⟨

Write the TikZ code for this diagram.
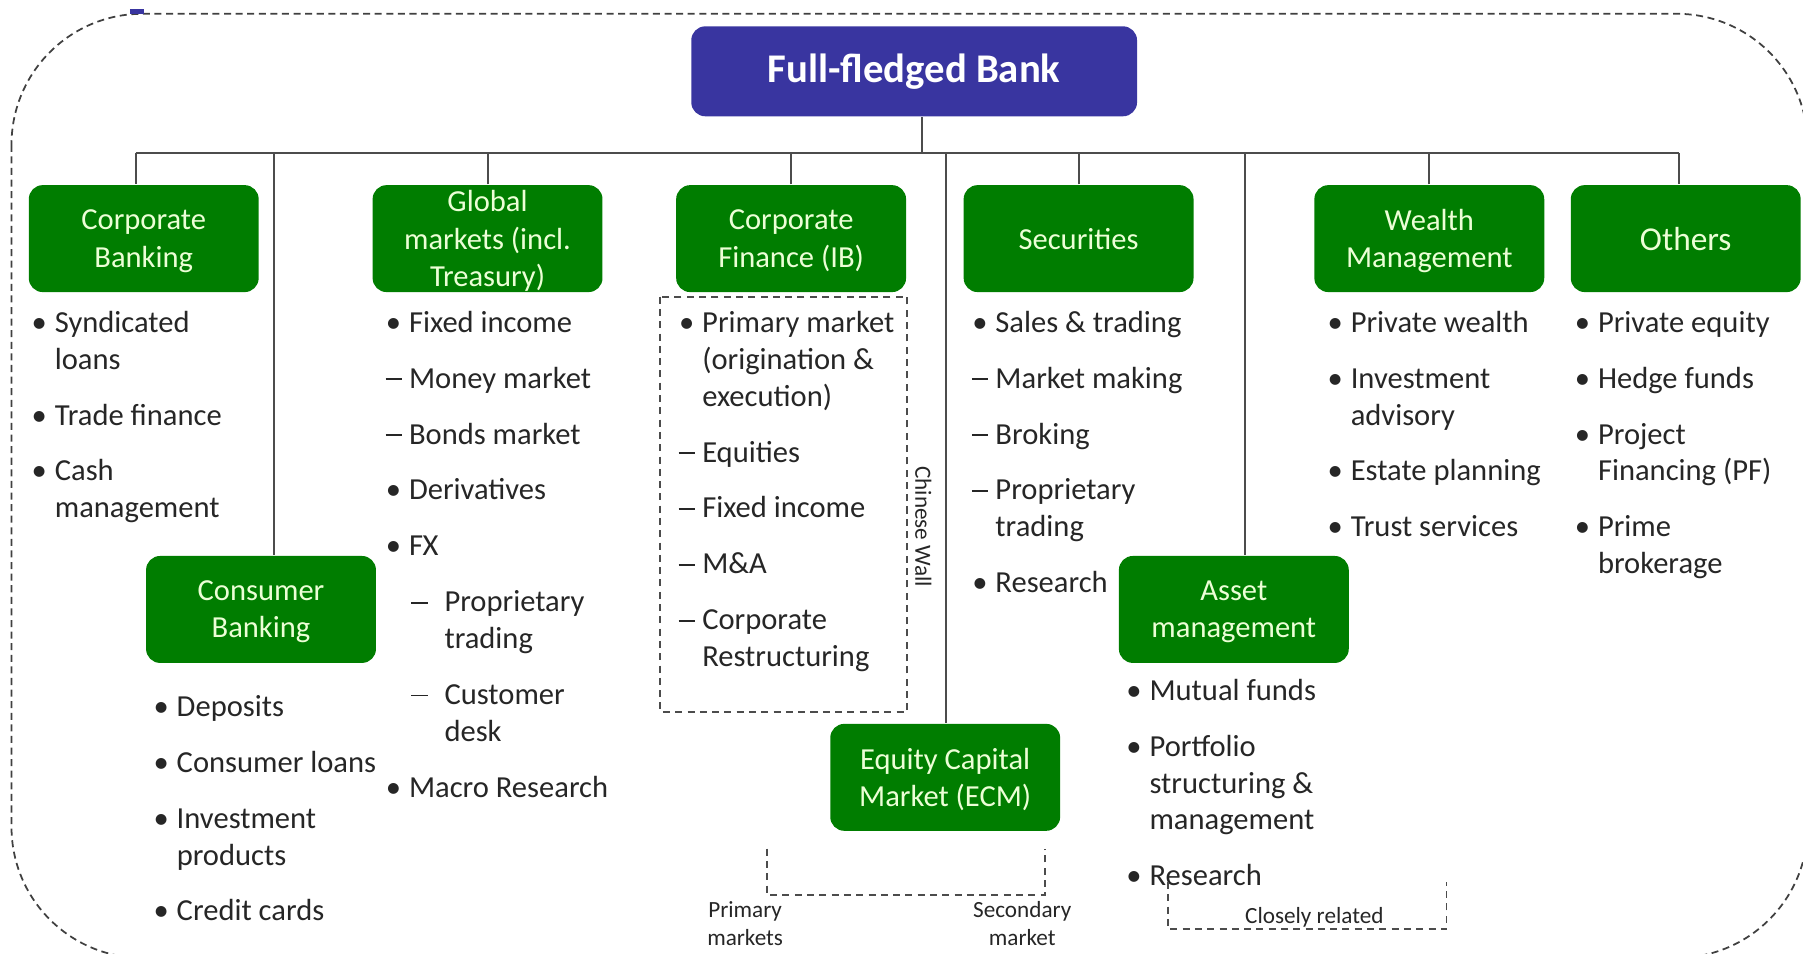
\documentclass[tikz,border=0pt]{standalone}
\usepackage{fontspec}
\setmainfont{Carlito}
\usetikzlibrary{positioning}
\definecolor{bankblue}{RGB}{57,53,160}
\definecolor{unitgreen}{RGB}{0,125,0}
\definecolor{unittext}{RGB}{236,255,214}
\newcommand{\bu}{\makebox[5.6pt][l]{\hspace{-1pt}\textbullet}}
\newcommand{\da}{\makebox[5.6pt][l]{\hspace{-1.1pt}\raisebox{2.3pt}{\rule{4.6pt}{0.5pt}}}}
\newcommand{\sda}{\makebox[15.7pt][l]{\hspace{6.3pt}\raisebox{2.3pt}{\rule{4.6pt}{0.5pt}}}}
\newcommand{\ind}{\hspace*{5.6pt}}
\newcommand{\sind}{\hspace*{15.7pt}}

\begin{document}
\begin{tikzpicture}[x=0.0115cm, y=-0.0115cm]
    \tikzstyle{every node}=[inner sep=0pt, text=black!85]
    \tikzstyle{unit}=[rectangle, rounded corners=0.14cm, fill=unitgreen, text=unittext, minimum width=2.3cm, minimum height=1.07cm, align=center, text depth=0pt, font=\fontsize{8.7}{10.6}\selectfont]
    \tikzstyle{list}=[anchor=north west, align=left, font=\fontsize{8.7}{10.5}\selectfont]
    \tikzstyle{conn}=[draw=black!70, line width=0.6pt]
    \tikzstyle{brace}=[draw=black!70, dash pattern=on 2pt off 1.5pt, line width=0.5pt]
    \tikzstyle{small}=[font=\fontsize{6.6}{7.9}\selectfont, align=center]

    \useasboundingbox (0,0) rectangle (1568,829);
    \clip (0,0) rectangle (1568,829);

    % outer frame
    \draw[black!75, dash pattern=on 2pt off 1.3pt, line width=0.5pt, rounded corners=1.31cm] (10,12) rectangle (1572,833);
    \draw[bankblue, line width=1.2pt] (113,10) -- (125,10);

    \node[rectangle, rounded corners=0.14cm, fill=bankblue, text=white, minimum width=4.46cm, minimum height=0.9cm, font=\fontsize{11.6}{14}\selectfont\bfseries] (bank) at (795,62) {Full-fledged Bank};

    \node[unit] (corp) at (125,207.5) {Corporate\\Banking};
    \node[unit] (glob) at (424,207.5) {Global\\markets (incl.\\Treasury)};
    \node[unit] (cfin) at (688,207.5) {Corporate\\Finance (IB)};
    \node[unit] (secu) at (938,207.5) {Securities};
    \node[unit] (weal) at (1243,207.5) {Wealth\\Management};
    \node[unit, font=\fontsize{9.5}{11}\selectfont] (oth) at (1466,207.5) {Others};
    \node[unit] (cons) at (227,530) {Consumer\\Banking};
    \node[unit] (ecm) at (822,676) {Equity Capital\\Market (ECM)};
    \node[unit] (asset) at (1073,530) {Asset\\management};

    % bus
    \coordinate (busl) at (118,133);
    \coordinate (busr) at (1460,133);
    \coordinate (jbank) at (802,133);
    \coordinate (jcons) at (238,133);
    \coordinate (jecm) at (823,133);
    \coordinate (jasset) at (1083,133);
    \draw[conn] (busl) -- (busr);
    \draw[conn] (jbank) -- (jbank |- bank.south);
    \draw[conn] (busl) -- (busl |- corp.north);
    \draw[conn] (busr) -- (busr |- oth.north);
    \foreach \n in {glob,cfin,secu,weal}
        \draw[conn] (\n.north) -- (\n.north |- busl);
    \draw[conn] (jcons) -- (jcons |- cons.north);
    \draw[conn] (jecm) -- (jecm |- ecm.north);
    \draw[conn] (jasset) -- (jasset |- asset.north);

    % lists
    \node[list] (corpl) at (30,266) {\strut\bu Syndicated\\ \ind loans\\[5.4pt] \bu Trade finance\\[5.4pt] \bu Cash\\ \ind management};
    \node[list] (globl) at (338,266) {\strut\bu Fixed income\\[5.4pt] \da Money market\\[5.4pt] \da Bonds market\\[5.4pt] \bu Derivatives\\[5.4pt] \bu FX\\[5.4pt] \sda Proprietary\\ \sind trading\\[5.4pt] \sda Customer\\ \sind desk\\[5.4pt] \bu Macro Research};
    \node[list] (cfinl) at (593,266) {\strut\bu Primary market\\ \ind (origination \&\\ \ind execution)\\[5.4pt] \da Equities\\[5.4pt] \da Fixed income\\[5.4pt] \da M\&A\\[5.4pt] \da Corporate\\ \ind Restructuring};
    \node[list] (secul) at (848,266) {\strut\bu Sales \& trading\\[5.4pt] \da Market making\\[5.4pt] \da Broking\\[5.4pt] \da Proprietary\\ \ind trading\\[5.4pt] \bu Research};
    \node[list] (weall) at (1157,266) {\strut\bu Private wealth\\[5.4pt] \bu Investment\\ \ind advisory\\[5.4pt] \bu Estate planning\\[5.4pt] \bu Trust services};
    \node[list] (othl) at (1372,266) {\strut\bu Private equity\\[5.4pt] \bu Hedge funds\\[5.4pt] \bu Project\\ \ind Financing (PF)\\[5.4pt] \bu Prime\\ \ind brokerage};
    \node[list] (consl) at (136,600) {\strut\bu Deposits\\[5.4pt] \bu Consumer loans\\[5.4pt] \bu Investment\\ \ind products\\[5.4pt] \bu Credit cards};
    \node[list] (assetl) at (982,586) {\strut\bu Mutual funds\\[5.4pt] \bu Portfolio\\ \ind structuring \&\\ \ind management\\[5.4pt] \bu Research};

    % chinese wall
    \draw[brace] (574,258) rectangle (789,619);
    \node[small, rotate=-90] (wall) at (803,458) {Chinese Wall};

    % ecm markets
    \coordinate (pm) at (667,738);
    \coordinate (sm) at (909,738);
    \draw[brace] (pm) -- ++(0,40) -| (sm);
    \node[small] (pml) at (648,803) {Primary\\markets};
    \node[small] (sml) at (889,803) {Secondary\\market};

    % closely related
    \coordinate (cr1) at (1016,767);
    \coordinate (cr2) at (1258,767);
    \draw[brace] (cr1) -- ++(0,41) -| (cr2);
    \node[small] (crl) at (1143,798) {Closely related};
\end{tikzpicture}
\end{document}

⟩

— WORK TO BE COMPLETED —
Using the material above, return every line exactly as it appears, minus the pictures.

— FULL SOLUTION —
Write the TikZ code for this diagram.
\documentclass[tikz,border=0pt]{standalone}
\usepackage{fontspec}
\setmainfont{Carlito}
\usetikzlibrary{positioning}
\definecolor{bankblue}{RGB}{57,53,160}
\definecolor{unitgreen}{RGB}{0,125,0}
\definecolor{unittext}{RGB}{236,255,214}
\newcommand{\bu}{\makebox[5.6pt][l]{\hspace{-1pt}\textbullet}}
\newcommand{\da}{\makebox[5.6pt][l]{\hspace{-1.1pt}\raisebox{2.3pt}{\rule{4.6pt}{0.5pt}}}}
\newcommand{\sda}{\makebox[15.7pt][l]{\hspace{6.3pt}\raisebox{2.3pt}{\rule{4.6pt}{0.5pt}}}}
\newcommand{\ind}{\hspace*{5.6pt}}
\newcommand{\sind}{\hspace*{15.7pt}}

\begin{document}
\begin{tikzpicture}[x=0.0115cm, y=-0.0115cm]
    \tikzstyle{every node}=[inner sep=0pt, text=black!85]
    \tikzstyle{unit}=[rectangle, rounded corners=0.14cm, fill=unitgreen, text=unittext, minimum width=2.3cm, minimum height=1.07cm, align=center, text depth=0pt, font=\fontsize{8.7}{10.6}\selectfont]
    \tikzstyle{list}=[anchor=north west, align=left, font=\fontsize{8.7}{10.5}\selectfont]
    \tikzstyle{conn}=[draw=black!70, line width=0.6pt]
    \tikzstyle{brace}=[draw=black!70, dash pattern=on 2pt off 1.5pt, line width=0.5pt]
    \tikzstyle{small}=[font=\fontsize{6.6}{7.9}\selectfont, align=center]

    \useasboundingbox (0,0) rectangle (1568,829);
    \clip (0,0) rectangle (1568,829);

    % outer frame
    \draw[black!75, dash pattern=on 2pt off 1.3pt, line width=0.5pt, rounded corners=1.31cm] (10,12) rectangle (1572,833);
    \draw[bankblue, line width=1.2pt] (113,10) -- (125,10);

    \node[rectangle, rounded corners=0.14cm, fill=bankblue, text=white, minimum width=4.46cm, minimum height=0.9cm, font=\fontsize{11.6}{14}\selectfont\bfseries] (bank) at (795,62) {Full-fledged Bank};

    \node[unit] (corp) at (125,207.5) {Corporate\\Banking};
    \node[unit] (glob) at (424,207.5) {Global\\markets (incl.\\Treasury)};
    \node[unit] (cfin) at (688,207.5) {Corporate\\Finance (IB)};
    \node[unit] (secu) at (938,207.5) {Securities};
    \node[unit] (weal) at (1243,207.5) {Wealth\\Management};
    \node[unit, font=\fontsize{9.5}{11}\selectfont] (oth) at (1466,207.5) {Others};
    \node[unit] (cons) at (227,530) {Consumer\\Banking};
    \node[unit] (ecm) at (822,676) {Equity Capital\\Market (ECM)};
    \node[unit] (asset) at (1073,530) {Asset\\management};

    % bus
    \coordinate (busl) at (118,133);
    \coordinate (busr) at (1460,133);
    \coordinate (jbank) at (802,133);
    \coordinate (jcons) at (238,133);
    \coordinate (jecm) at (823,133);
    \coordinate (jasset) at (1083,133);
    \draw[conn] (busl) -- (busr);
    \draw[conn] (jbank) -- (jbank |- bank.south);
    \draw[conn] (busl) -- (busl |- corp.north);
    \draw[conn] (busr) -- (busr |- oth.north);
    \foreach \n in {glob,cfin,secu,weal}
        \draw[conn] (\n.north) -- (\n.north |- busl);
    \draw[conn] (jcons) -- (jcons |- cons.north);
    \draw[conn] (jecm) -- (jecm |- ecm.north);
    \draw[conn] (jasset) -- (jasset |- asset.north);

    % lists
    \node[list] (corpl) at (30,266) {\strut\bu Syndicated\\ \ind loans\\[5.4pt] \bu Trade finance\\[5.4pt] \bu Cash\\ \ind management};
    \node[list] (globl) at (338,266) {\strut\bu Fixed income\\[5.4pt] \da Money market\\[5.4pt] \da Bonds market\\[5.4pt] \bu Derivatives\\[5.4pt] \bu FX\\[5.4pt] \sda Proprietary\\ \sind trading\\[5.4pt] \sda Customer\\ \sind desk\\[5.4pt] \bu Macro Research};
    \node[list] (cfinl) at (593,266) {\strut\bu Primary market\\ \ind (origination \&\\ \ind execution)\\[5.4pt] \da Equities\\[5.4pt] \da Fixed income\\[5.4pt] \da M\&A\\[5.4pt] \da Corporate\\ \ind Restructuring};
    \node[list] (secul) at (848,266) {\strut\bu Sales \& trading\\[5.4pt] \da Market making\\[5.4pt] \da Broking\\[5.4pt] \da Proprietary\\ \ind trading\\[5.4pt] \bu Research};
    \node[list] (weall) at (1157,266) {\strut\bu Private wealth\\[5.4pt] \bu Investment\\ \ind advisory\\[5.4pt] \bu Estate planning\\[5.4pt] \bu Trust services};
    \node[list] (othl) at (1372,266) {\strut\bu Private equity\\[5.4pt] \bu Hedge funds\\[5.4pt] \bu Project\\ \ind Financing (PF)\\[5.4pt] \bu Prime\\ \ind brokerage};
    \node[list] (consl) at (136,600) {\strut\bu Deposits\\[5.4pt] \bu Consumer loans\\[5.4pt] \bu Investment\\ \ind products\\[5.4pt] \bu Credit cards};
    \node[list] (assetl) at (982,586) {\strut\bu Mutual funds\\[5.4pt] \bu Portfolio\\ \ind structuring \&\\ \ind management\\[5.4pt] \bu Research};

    % chinese wall
    \draw[brace] (574,258) rectangle (789,619);
    \node[small, rotate=-90] (wall) at (803,458) {Chinese Wall};

    % ecm markets
    \coordinate (pm) at (667,738);
    \coordinate (sm) at (909,738);
    \draw[brace] (pm) -- ++(0,40) -| (sm);
    \node[small] (pml) at (648,803) {Primary\\markets};
    \node[small] (sml) at (889,803) {Secondary\\market};

    % closely related
    \coordinate (cr1) at (1016,767);
    \coordinate (cr2) at (1258,767);
    \draw[brace] (cr1) -- ++(0,41) -| (cr2);
    \node[small] (crl) at (1143,798) {Closely related};
\end{tikzpicture}
\end{document}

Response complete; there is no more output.